---- DATA IN THIS EXERCISE

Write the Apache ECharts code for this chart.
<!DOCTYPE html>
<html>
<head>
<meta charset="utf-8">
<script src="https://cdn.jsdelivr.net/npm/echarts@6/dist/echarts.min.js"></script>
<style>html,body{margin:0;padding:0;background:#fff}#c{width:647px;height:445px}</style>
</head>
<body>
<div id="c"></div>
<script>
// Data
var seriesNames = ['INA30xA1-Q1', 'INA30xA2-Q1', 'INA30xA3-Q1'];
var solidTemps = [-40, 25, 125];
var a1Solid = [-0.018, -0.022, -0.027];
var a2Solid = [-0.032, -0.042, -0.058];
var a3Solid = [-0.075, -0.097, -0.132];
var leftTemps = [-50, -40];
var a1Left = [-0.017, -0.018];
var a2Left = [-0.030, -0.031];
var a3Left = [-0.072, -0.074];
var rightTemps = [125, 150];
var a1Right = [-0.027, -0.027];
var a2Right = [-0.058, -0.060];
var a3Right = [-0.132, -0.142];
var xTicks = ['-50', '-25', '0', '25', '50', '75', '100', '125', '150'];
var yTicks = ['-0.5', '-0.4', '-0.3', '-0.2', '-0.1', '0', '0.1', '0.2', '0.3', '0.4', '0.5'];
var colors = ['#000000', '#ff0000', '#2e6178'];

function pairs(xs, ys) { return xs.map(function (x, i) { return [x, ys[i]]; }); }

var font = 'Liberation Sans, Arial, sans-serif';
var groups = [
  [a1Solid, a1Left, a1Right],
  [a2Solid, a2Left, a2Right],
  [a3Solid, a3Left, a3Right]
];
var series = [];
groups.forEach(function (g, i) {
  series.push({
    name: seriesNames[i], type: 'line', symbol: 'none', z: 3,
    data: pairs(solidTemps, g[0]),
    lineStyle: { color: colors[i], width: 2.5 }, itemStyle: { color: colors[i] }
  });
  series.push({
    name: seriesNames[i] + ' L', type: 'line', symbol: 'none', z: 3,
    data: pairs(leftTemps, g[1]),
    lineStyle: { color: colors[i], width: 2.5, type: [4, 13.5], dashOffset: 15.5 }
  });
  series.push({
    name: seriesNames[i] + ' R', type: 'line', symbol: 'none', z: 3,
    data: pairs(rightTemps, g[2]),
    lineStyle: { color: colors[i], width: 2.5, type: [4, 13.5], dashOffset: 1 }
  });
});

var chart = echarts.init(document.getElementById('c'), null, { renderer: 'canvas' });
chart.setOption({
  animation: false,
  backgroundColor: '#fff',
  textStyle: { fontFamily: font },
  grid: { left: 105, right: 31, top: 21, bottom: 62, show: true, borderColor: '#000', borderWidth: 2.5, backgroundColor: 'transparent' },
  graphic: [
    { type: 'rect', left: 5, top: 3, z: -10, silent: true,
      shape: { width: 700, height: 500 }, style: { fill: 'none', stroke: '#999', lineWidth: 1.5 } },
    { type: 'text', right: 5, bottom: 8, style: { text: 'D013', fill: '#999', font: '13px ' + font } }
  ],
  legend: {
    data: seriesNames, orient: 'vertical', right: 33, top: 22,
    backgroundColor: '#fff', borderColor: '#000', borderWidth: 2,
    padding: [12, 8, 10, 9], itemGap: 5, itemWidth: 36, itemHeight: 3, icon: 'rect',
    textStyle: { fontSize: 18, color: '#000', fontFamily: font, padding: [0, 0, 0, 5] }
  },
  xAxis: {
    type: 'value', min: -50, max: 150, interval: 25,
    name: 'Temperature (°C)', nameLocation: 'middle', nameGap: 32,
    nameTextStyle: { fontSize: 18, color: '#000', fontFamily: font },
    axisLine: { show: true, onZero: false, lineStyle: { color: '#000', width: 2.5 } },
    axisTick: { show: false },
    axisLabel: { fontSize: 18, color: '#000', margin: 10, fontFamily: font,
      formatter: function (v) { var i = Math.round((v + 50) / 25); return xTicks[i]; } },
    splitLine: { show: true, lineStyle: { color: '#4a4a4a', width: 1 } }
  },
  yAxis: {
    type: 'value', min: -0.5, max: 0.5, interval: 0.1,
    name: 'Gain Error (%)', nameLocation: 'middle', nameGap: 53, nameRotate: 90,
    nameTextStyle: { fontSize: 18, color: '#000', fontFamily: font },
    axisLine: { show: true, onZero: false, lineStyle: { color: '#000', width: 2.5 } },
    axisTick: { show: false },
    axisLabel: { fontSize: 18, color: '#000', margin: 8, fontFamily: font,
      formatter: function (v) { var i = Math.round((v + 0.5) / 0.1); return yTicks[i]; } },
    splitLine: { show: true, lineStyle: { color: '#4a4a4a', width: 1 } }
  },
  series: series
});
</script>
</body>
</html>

--------
---- DATA IN THIS EXERCISE

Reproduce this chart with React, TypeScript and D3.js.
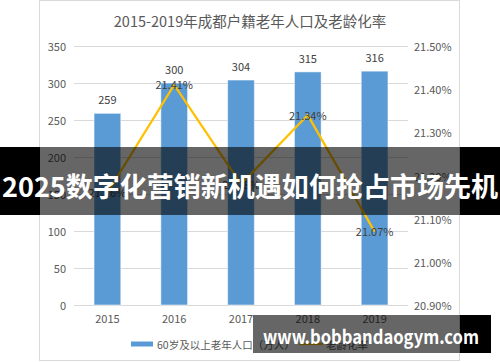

--------
---- DATA IN THIS EXERCISE

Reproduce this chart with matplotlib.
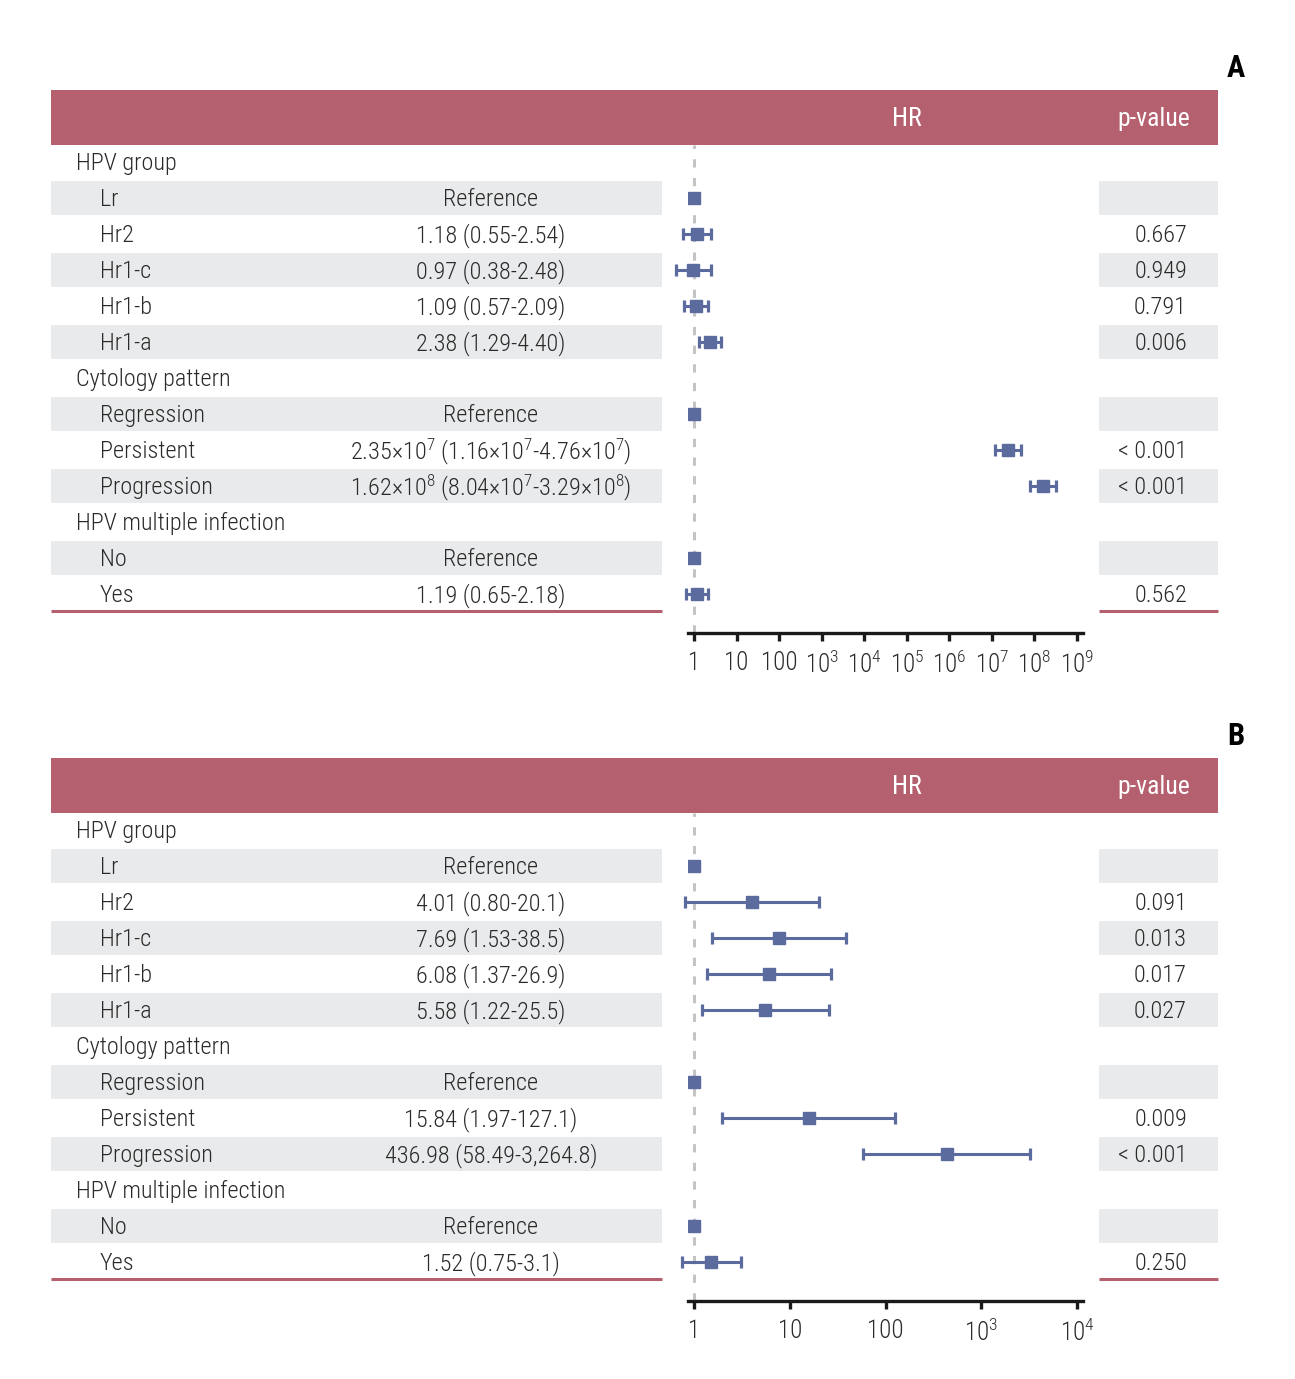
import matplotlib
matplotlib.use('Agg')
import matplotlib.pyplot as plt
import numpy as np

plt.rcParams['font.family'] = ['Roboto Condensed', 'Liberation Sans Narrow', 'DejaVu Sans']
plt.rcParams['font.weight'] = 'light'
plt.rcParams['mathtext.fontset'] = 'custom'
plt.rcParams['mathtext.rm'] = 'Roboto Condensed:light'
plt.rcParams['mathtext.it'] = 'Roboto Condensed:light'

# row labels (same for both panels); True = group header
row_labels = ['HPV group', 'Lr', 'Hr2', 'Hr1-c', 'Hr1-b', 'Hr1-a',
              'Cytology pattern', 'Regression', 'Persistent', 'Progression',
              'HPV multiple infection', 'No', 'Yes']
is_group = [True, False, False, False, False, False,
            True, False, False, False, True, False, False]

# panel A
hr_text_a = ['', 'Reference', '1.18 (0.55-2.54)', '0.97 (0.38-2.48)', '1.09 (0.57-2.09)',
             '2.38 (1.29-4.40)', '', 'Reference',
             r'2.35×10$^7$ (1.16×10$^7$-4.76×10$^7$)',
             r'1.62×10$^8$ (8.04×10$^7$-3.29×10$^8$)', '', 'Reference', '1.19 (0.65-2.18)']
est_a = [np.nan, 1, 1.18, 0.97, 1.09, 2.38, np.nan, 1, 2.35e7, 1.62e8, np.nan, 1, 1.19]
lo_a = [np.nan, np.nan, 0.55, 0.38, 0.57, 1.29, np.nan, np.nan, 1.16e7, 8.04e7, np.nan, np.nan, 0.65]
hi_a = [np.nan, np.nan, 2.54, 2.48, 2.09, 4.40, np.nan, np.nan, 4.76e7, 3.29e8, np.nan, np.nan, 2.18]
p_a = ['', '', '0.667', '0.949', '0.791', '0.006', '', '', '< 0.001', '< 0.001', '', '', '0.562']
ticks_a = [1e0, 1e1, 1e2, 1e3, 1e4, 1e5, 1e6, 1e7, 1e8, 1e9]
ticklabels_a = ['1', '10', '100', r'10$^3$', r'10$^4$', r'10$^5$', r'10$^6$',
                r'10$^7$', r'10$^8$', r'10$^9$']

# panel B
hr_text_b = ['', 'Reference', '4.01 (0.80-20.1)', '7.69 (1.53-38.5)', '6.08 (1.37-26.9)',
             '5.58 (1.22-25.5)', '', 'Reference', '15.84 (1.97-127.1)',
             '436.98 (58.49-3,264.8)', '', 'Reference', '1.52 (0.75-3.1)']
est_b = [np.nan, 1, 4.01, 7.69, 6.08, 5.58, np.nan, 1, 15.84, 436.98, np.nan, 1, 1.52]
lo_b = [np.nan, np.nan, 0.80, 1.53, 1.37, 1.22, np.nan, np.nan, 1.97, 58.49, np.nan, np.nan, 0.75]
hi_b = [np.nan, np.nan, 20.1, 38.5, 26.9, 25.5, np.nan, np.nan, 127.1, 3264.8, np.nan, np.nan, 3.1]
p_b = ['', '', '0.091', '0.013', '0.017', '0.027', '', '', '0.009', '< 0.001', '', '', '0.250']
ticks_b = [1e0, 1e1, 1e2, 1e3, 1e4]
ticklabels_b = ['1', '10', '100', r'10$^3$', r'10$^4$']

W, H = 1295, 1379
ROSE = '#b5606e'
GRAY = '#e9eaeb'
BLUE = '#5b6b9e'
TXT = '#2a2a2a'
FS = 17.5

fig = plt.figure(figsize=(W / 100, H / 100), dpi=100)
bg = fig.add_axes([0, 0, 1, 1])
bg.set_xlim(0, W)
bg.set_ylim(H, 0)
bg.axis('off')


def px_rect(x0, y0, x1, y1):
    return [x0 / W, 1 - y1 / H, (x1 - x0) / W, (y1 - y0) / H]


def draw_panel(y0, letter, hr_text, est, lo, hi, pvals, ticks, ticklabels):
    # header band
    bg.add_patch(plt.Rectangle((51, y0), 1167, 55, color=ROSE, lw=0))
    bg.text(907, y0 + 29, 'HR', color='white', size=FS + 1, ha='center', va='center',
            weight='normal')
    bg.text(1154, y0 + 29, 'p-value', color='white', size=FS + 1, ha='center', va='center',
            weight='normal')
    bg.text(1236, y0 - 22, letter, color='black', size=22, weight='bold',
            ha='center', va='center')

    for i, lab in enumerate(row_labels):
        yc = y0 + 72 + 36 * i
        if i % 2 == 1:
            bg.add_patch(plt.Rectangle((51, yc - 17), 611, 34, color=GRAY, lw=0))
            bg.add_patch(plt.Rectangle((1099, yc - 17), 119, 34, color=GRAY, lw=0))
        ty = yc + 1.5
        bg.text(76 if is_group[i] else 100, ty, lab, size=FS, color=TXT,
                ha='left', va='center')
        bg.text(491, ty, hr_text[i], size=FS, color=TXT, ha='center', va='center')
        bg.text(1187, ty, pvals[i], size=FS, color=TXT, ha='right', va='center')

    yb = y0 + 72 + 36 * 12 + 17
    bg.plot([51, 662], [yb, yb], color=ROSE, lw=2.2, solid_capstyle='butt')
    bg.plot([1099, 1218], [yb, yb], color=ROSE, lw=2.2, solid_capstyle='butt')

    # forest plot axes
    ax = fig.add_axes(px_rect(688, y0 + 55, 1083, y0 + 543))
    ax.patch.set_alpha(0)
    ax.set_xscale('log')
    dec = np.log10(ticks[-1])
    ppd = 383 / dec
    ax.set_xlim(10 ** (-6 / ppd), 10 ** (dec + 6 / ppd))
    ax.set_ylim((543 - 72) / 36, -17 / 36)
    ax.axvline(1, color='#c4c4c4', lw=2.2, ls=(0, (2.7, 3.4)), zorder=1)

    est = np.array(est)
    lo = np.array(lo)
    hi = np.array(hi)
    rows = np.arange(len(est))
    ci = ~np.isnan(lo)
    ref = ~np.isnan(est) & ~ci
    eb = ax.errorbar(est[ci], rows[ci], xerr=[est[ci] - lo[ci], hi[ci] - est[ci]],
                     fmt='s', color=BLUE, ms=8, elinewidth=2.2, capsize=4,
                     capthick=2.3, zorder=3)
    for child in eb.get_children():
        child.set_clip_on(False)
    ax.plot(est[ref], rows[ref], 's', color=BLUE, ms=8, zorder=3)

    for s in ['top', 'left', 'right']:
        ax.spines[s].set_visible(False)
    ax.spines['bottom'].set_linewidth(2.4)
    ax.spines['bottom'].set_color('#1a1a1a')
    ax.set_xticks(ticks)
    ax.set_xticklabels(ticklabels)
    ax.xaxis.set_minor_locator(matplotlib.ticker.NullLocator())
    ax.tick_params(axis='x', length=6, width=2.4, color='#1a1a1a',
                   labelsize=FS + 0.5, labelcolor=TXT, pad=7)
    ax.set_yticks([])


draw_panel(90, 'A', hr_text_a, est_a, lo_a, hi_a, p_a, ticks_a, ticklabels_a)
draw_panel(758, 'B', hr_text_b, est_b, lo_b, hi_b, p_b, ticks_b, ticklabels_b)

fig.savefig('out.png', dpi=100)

--------

Word for word, retype the lines in the entries above that run from the one with "Reproduce this chart with matplotlib." through the one with "import numpy as np". Both ends count; pictures do not.

Reproduce this chart with matplotlib.
import matplotlib
matplotlib.use('Agg')
import matplotlib.pyplot as plt
import numpy as np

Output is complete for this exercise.